Putting aside that this is absolutely negligible for the scenario above

Sort of. This is one of the drawbacks of some CA rules—focusing your attention on nanosecond optimizations, as if this actually matters for the average business code.

Note, however, that unlike CA1860 that invites you to use Count > 0 on collections, instead of Any() just to avoid an extra call, at a cost of code becoming less clear, CA-1822 is actually a good thing in terms of code explicitness. After all, if a given method doesn't use any instance methods (and is not part of an interface or a base class), then mark it static—not as a part of a nanosecond optimization, but to make it clear.

Hypothetically, assuming I get a similar warning for field members (not methods) (say it makes sense) - if I start marking fields as static - in this case - my assumption above holds - in that more memory will be held over time without being released ?

It depends.

Imagine a class A with an instance field x, and two objects, a1 and a2, being initialized, and then left for GC.

After initialization, you'll end up with x using twice the memory: once per instance.
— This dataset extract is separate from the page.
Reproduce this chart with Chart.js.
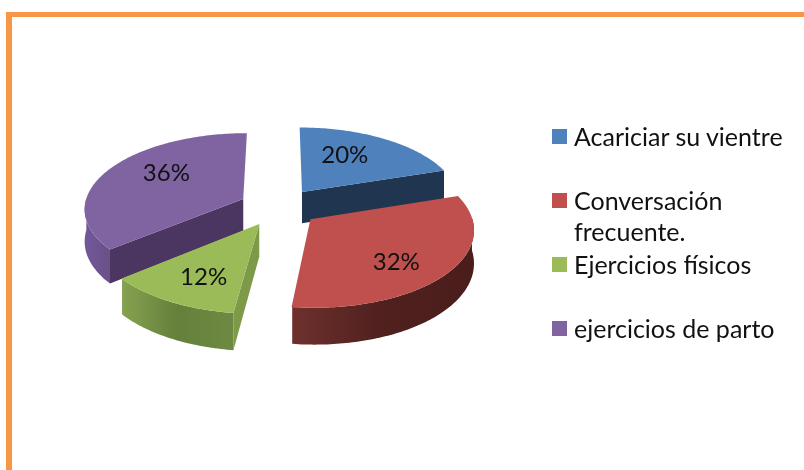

At some moment, GC will release this memory.

Imagine, now, that x is static.

After initialization, you'll have half the memory used compared to the previous case.

But it will not be released.

Is this a good or a bad thing? It depends. There are cases where you absolutely want GC to free everything. And then there are cases where it is much more interesting to use memory once, and not multiplied by the number of instances of the object.

Here again, don't overthink it in terms of performance or memory consumption. If the field makes sense as instance field, make it instance field. If it is shared by all instances, make it static.